_Directions for this task_
Leave out the pictures, and retype only the lines from the beginning of the material through the line that contains "import pandas as pd", including both.

_Given data_
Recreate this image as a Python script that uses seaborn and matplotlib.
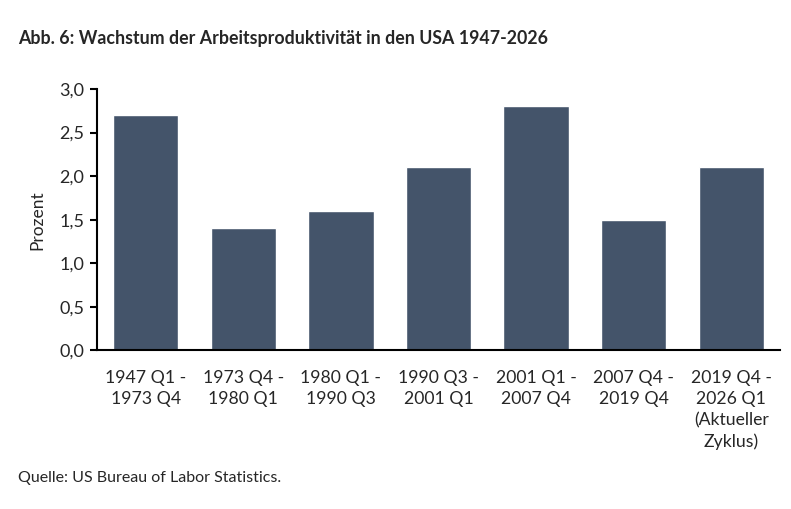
import matplotlib
matplotlib.use("Agg")
import matplotlib.pyplot as plt
import seaborn as sns
import pandas as pd

# Zeiträume und Produktivitätswachstum (Prozent p.a.)
zeitraeume = ["1947 Q1 -\n1973 Q4", "1973 Q4 -\n1980 Q1", "1980 Q1 -\n1990 Q3",
              "1990 Q3 -\n2001 Q1", "2001 Q1 -\n2007 Q4", "2007 Q4 -\n2019 Q4",
              "2019 Q4 -\n2026 Q1\n(Aktueller\nZyklus)"]
wachstum = [2.7, 1.4, 1.6, 2.1, 2.8, 1.5, 2.1]
y_ticks = [0.0, 0.5, 1.0, 1.5, 2.0, 2.5, 3.0]

df = pd.DataFrame({"zeitraum": zeitraeume, "wachstum": wachstum})

sns.set_theme(style="white")
plt.rcParams["font.family"] = ["Lato", "DejaVu Sans"]

fig = plt.figure(figsize=(7.91, 5.09), dpi=100)
ax = fig.add_axes([0.1226, 0.3114, 0.8635, 0.5137])

sns.barplot(data=df, x="zeitraum", y="wachstum", color="#44546A",
            saturation=1, width=0.67, ax=ax)

ax.set_ylim(0, 3.0)
ax.set_yticks(y_ticks)
ax.set_yticklabels([f"{v:.1f}".replace(".", ",") for v in y_ticks], fontsize=13)
ax.tick_params(axis="y", length=5, width=1.5, color="black", direction="out", pad=4, left=True)
ax.tick_params(axis="x", length=0, pad=14, labelsize=12.7)
ax.set_xlabel("")
ax.set_ylabel("Prozent", fontsize=12.5, labelpad=10)

sns.despine(ax=ax)
ax.spines["left"].set_linewidth(1.5)
ax.spines["bottom"].set_linewidth(1.5)
ax.spines["left"].set_color("black")
ax.spines["bottom"].set_color("black")

for lbl in ax.get_xticklabels():
    lbl.set_linespacing(1.38)

fig.text(0.023, 0.925, "Abb. 6: Wachstum der Arbeitsproduktivität in den USA 1947-2026",
         fontsize=12.8, fontweight="bold", ha="left", va="center")
fig.text(0.023, 0.06, "Quelle: US Bureau of Labor Statistics.",
         fontsize=11.5, ha="left", va="center")

fig.savefig("out.png", dpi=100)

_Result_
Recreate this image as a Python script that uses seaborn and matplotlib.
import matplotlib
matplotlib.use("Agg")
import matplotlib.pyplot as plt
import seaborn as sns
import pandas as pd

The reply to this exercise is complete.